Retransfers and reexports outside the approved community will require an HMG and USG authorization. The Treaty provides for an exception to the requirement for reexport authorizations for exports going outside the Treaty’s approved community when such exports are in direct support of UK forces deployed overseas.

We recognize that it is important to create procedures that protect national security interests, but which also are usable by our respective industries. To that end, we have sought industry feedback as we go through the IA development process. In the U.S., for example, one avenue we have used is the Defense trade Advisory Group, an established channel through which we will seek industry feedback on proposed procedures. We also have sought input in informal discussions with industry.

So how would the Treaty work? With apologies to J.K. Rowling, let’s consider that the U.S. and UK are each pursuing an independent effort to develop a personal invisibility cloak like that used by Harry Potter. Our DOD and HMG’s MOD decide to join forces, hoping to leverage our separate efforts. They negotiate a cooperative MOU to develop the cloak. Our two governments agree to add the invisibility cloak to the list of approved projects, and each government selects its contractor team.

Under the Defense Trade Cooperation Treaty, instead of the US company preparing and seeking U.S. State Department approval of a TAA for this project—which would normally take around 45-60 days—the contractor will check a U.S. Government website. There are three lists to check—is the UK industry partner on the list of approved companies/facilities? Check. Is the invisibility project on the list of approved projects? Check. Is the technology on the excluded list? The invisibility cloak technology isn’t excluded. Check. With all three boxes checked, the US contractor and UK companies can freely cooperate without export licenses.

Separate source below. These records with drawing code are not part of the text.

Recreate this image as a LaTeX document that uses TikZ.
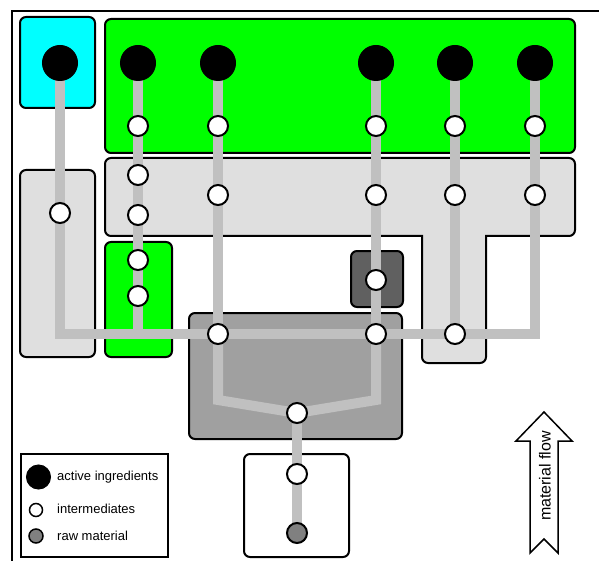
\documentclass[tikz,border=0pt]{standalone}
\usepackage{fontspec}
\setmainfont{Liberation Sans}
\definecolor{areacyan}{HTML}{00FFFF}
\definecolor{areagreen}{HTML}{00FF00}
\definecolor{arealight}{HTML}{DFDFDF}
\definecolor{areamid}{HTML}{A0A0A0}
\definecolor{areadark}{HTML}{606060}
\definecolor{pipegray}{HTML}{C0C0C0}
\definecolor{rawgray}{HTML}{808080}
\pgfdeclarelayer{boxes}
\pgfdeclarelayer{pipes}
\pgfsetlayers{boxes,pipes,main}
\begin{document}
\begin{tikzpicture}[x=1pt,y=-1pt,
  area/.style={draw=black,line width=2pt,rounded corners=6pt},
  pipe/.style={draw=pipegray,line width=10pt,line join=miter},
  active/.style={circle,fill=black,draw=black,line width=1pt,minimum size=35pt,inner sep=0pt},
  inter/.style={circle,fill=white,draw=black,line width=2pt,minimum size=20pt,inner sep=0pt},
  raw/.style={circle,fill=rawgray,draw=black,line width=2pt,minimum size=20pt,inner sep=0pt},
  legtext/.style={anchor=west,inner sep=0pt,font=\fontsize{13}{15}\selectfont},
]
\useasboundingbox (0,0) rectangle (599,561);

% frame
\draw[line width=2pt] (12,561) -- (12,11) -- (599,11);

% process areas
\begin{pgfonlayer}{boxes}
  \draw[area,fill=areacyan]  (20,17) rectangle (95,108);
  \draw[area,fill=areagreen] (105,19) rectangle (575,153);
  \draw[area,fill=arealight] (340,158) -- (575,158) -- (575,236)
     [sharp corners] -- (486,236) [rounded corners=6pt] -- (486,363) -- (422,363)
     [sharp corners] -- (422,236) [rounded corners=6pt] -- (105,236) -- (105,158) -- cycle;
  \draw[area,fill=arealight] (20,170) rectangle (95,357);
  \draw[area,fill=areagreen] (105,242) rectangle (172,357);
  \draw[area,fill=areadark]  (351,251) rectangle (403,307);
  \draw[area,fill=areamid]   (189,313) rectangle (402,439);
  \draw[area,fill=white]     (244,454) rectangle (349,557);
\end{pgfonlayer}

% active ingredients
\node[active] (a0) at (60,63) {};
\node[active] (a1) at (138,63) {};
\node[active] (a2) at (218,63) {};
\node[active] (a3) at (376,63) {};
\node[active] (a4) at (455,63) {};
\node[active] (a5) at (535,63) {};

% intermediates
\node[inter] (g1) at (138,126) {};
\node[inter] (g2) at (218,126) {};
\node[inter] (g3) at (376,126) {};
\node[inter] (g4) at (455,126) {};
\node[inter] (g5) at (535,126) {};
\node[inter] (b1a) at (138,175) {};
\node[inter] (b1b) at (138,215) {};
\node[inter] (b2) at (218,195) {};
\node[inter] (b3) at (376,195) {};
\node[inter] (b4) at (455,195) {};
\node[inter] (b5) at (535,195) {};
\node[inter] (l0) at (60,213) {};
\node[inter] (s1a) at (138,260) {};
\node[inter] (s1b) at (138,296) {};
\node[inter] (d3) at (376,280) {};
\node[inter] (m2) at (218,334) {};
\node[inter] (m3) at (376,334) {};
\node[inter] (m4) at (455,334) {};
\node[inter] (j) at (297,413) {};
\node[inter] (w) at (297,474) {};
\node[raw] (r) at (297,533) {};

% pipe bends
\coordinate (cL) at (60,334);
\coordinate (cR) at (535,334);
\coordinate (c1) at (138,334);
\coordinate (vL) at (218,400);
\coordinate (vR) at (376,400);

\begin{pgfonlayer}{pipes}
  \draw[pipe] (a0.center) -- (cL) -- (cR) -- (a5.center);
  \draw[pipe] (a1.center) -- (c1);
  \draw[pipe] (a2.center) -- (m2.center);
  \draw[pipe] (a3.center) -- (m3.center);
  \draw[pipe] (a4.center) -- (m4.center);
  \draw[pipe] (m2.center) -- (vL) -- (j.center) -- (vR) -- (m3.center);
  \draw[pipe] (j.center) -- (r.center);
\end{pgfonlayer}

% legend
\node[draw=black,line width=1.2pt,minimum width=147pt,minimum height=103pt,inner sep=0pt]
  (legend) at (94.5,505.5) {};
\node[circle,fill=black,draw=black,line width=1pt,minimum size=24pt,inner sep=0pt] (ka) at (38.5,477) {};
\node[circle,fill=white,draw=black,line width=1.5pt,minimum size=13pt,inner sep=0pt] (ki) at (36,510) {};
\node[circle,fill=rawgray,draw=black,line width=1.5pt,minimum size=14pt,inner sep=0pt] (kr) at (36,536) {};
\node[legtext] (ta) at (57,477) {active ingredients};
\node[legtext] (ti) at (57,509) {intermediates};
\node[legtext] (tr) at (57,536) {raw material};

% material flow arrow
\draw[line width=1.5pt,fill=white,line join=miter]
  (544,412) -- (572,441) -- (558,441) -- (558,553) -- (544,539) -- (530,553)
  -- (530,441) -- (516,441) -- cycle;
\node[rotate=90,inner sep=0pt,font=\fontsize{16}{18}\selectfont] (flow) at (545,476) {material flow};
\end{tikzpicture}
\end{document}
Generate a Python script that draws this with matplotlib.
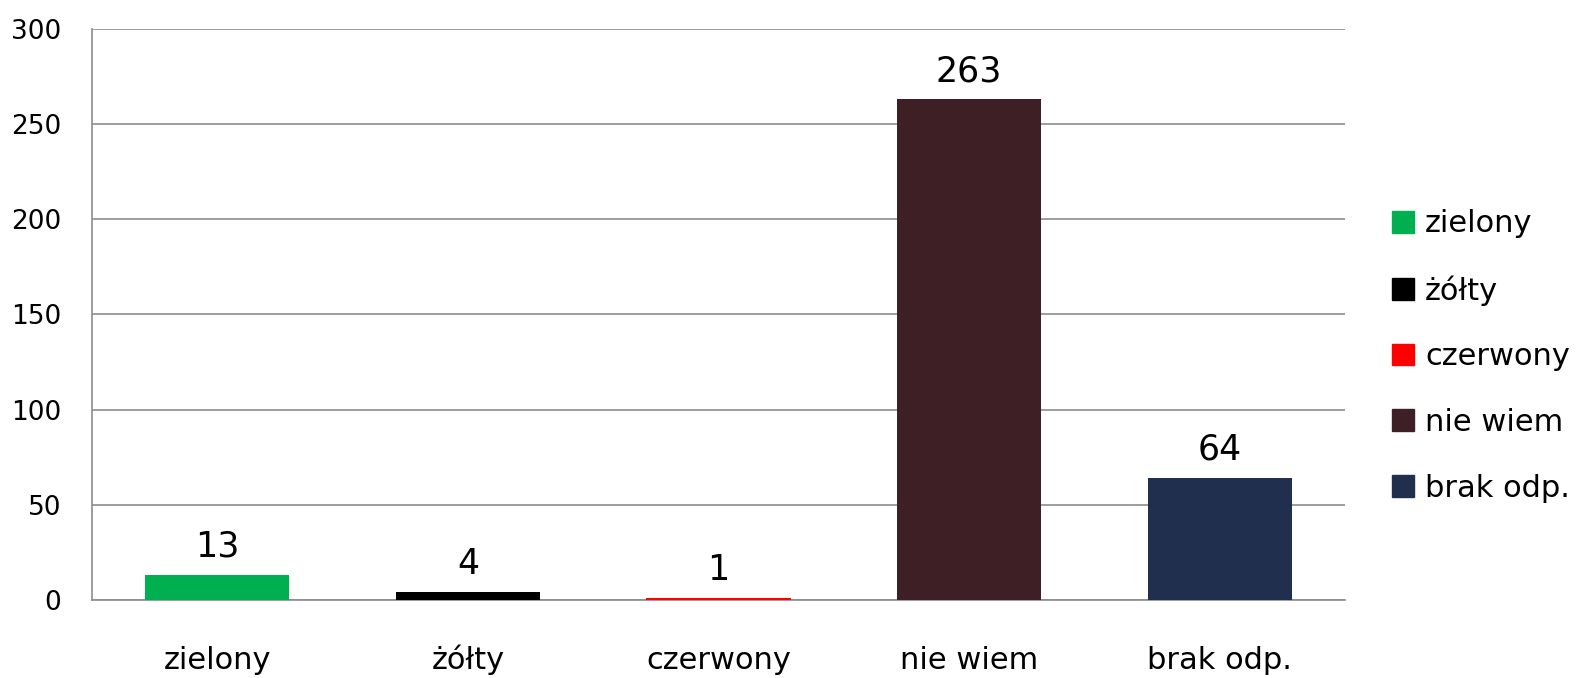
import matplotlib
matplotlib.use("Agg")
import matplotlib.pyplot as plt
from matplotlib.patches import Patch

categories = ["zielony", "żółty", "czerwony", "nie wiem", "brak odp."]
values = [13, 4, 1, 263, 64]
colors = ["#00B050", "#000000", "#FF0000", "#3F1F26", "#1F2F4D"]
yticks = [0, 50, 100, 150, 200, 250, 300]

plt.rcParams['font.family'] = ['DejaVu Sans']

fig = plt.figure(figsize=(15.77, 6.78), dpi=100)
ax = fig.add_axes([92/1577, 1 - 600/678, (1345-92)/1577, (600-29)/678])

x = list(range(len(categories)))
bars = ax.bar(x, values, width=0.575, color=colors, zorder=3)
for xi, v in zip(x, values):
	ax.text(xi, v + 6, str(v), ha="center", va="bottom", fontsize=25)

ax.set_xlim(-0.5, len(categories) - 0.5)
ax.set_ylim(0, 300)
ax.set_yticks(yticks)
ax.set_xticks(x)
ax.set_xticklabels(categories, fontsize=22)
ax.tick_params(axis="x", length=0, pad=50)
ax.tick_params(axis="y", length=0, pad=22, labelsize=19)
for lab in ax.get_xticklabels():
	lab.set_verticalalignment("baseline")
for lab in ax.get_yticklabels():
	lab.set_horizontalalignment("right")
ax.grid(axis="y", color="#8c8c8c", linewidth=1.2, zorder=0)
for s in ["top", "right"]:
	ax.spines[s].set_visible(False)
for s in ["left", "bottom"]:
	ax.spines[s].set_color("#8c8c8c")
	ax.spines[s].set_linewidth(1.2)

handles = [Patch(color=c, label=l) for c, l in zip(colors, categories)]
fig.legend(handles=handles, loc="center left", bbox_to_anchor=(1392/1577, 1 - 356/678),
	frameon=False, fontsize=22, handlelength=0.72, handleheight=0.72,
	handletextpad=0.36, labelspacing=1.2, borderaxespad=0, borderpad=0)

fig.savefig("out.png", dpi=100)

The U.S. company will be able to send its technical data to the UK firm to begin work, using the system established to implement the Treaty. Subcontractors can be added later without the need for licenses as is the case today, so long as the subcontractor is also a member of the approved community. No need to wait for an amendment to a TAA to add an additional party like today. A few weeks later the UK contractor team wants to visit the U.S. company to examine and discuss initial samples. This can also be done under the Treaty, and does not require a license.

All of these activities can all be performed without seeking prior authorization from either government, although records will need to be kept. This is a dramatic departure from the way we do things today. The Treaty goes beyond being a new way of doing business—it establishes a unique defense cooperation environment to reinforce our partnership with our most important allies.

We have much more work to do. The Treaty must still be considered and approved by our Senate and Parliaments in London and Canberra. Implementing agreements must still be negotiated and signed. And the hard work of implementing and making this new arrangement a reality must be accomplished.

Of course, improved defense and security cooperation is not an end in itself. Its value lies in enabling both our countries to develop and field more effective military capabilities, at lower costs, than otherwise would be the case, and to support the ability for our two countries to operate together in pursuit of common security objectives.

But to paraphrase the noted American philosopher and catcher for the New York Yankees Yogi Berra, who once offered this simplistic observation on the need for clear goals, “If you want to get where you’re going, it helps to know where you want to be.” The US, UK and Australian governments know where we want to be and are moving forward toward that goal.

So, in closing, let me thank you for your attention this afternoon. I hope that I have provided you with useful information about the US-UK and US-Australia Treaties on Defense Trade Cooperation, and other actions the Administration is taking to ensure our export control system is the most effective and efficient in the world. I would be pleased to take questions.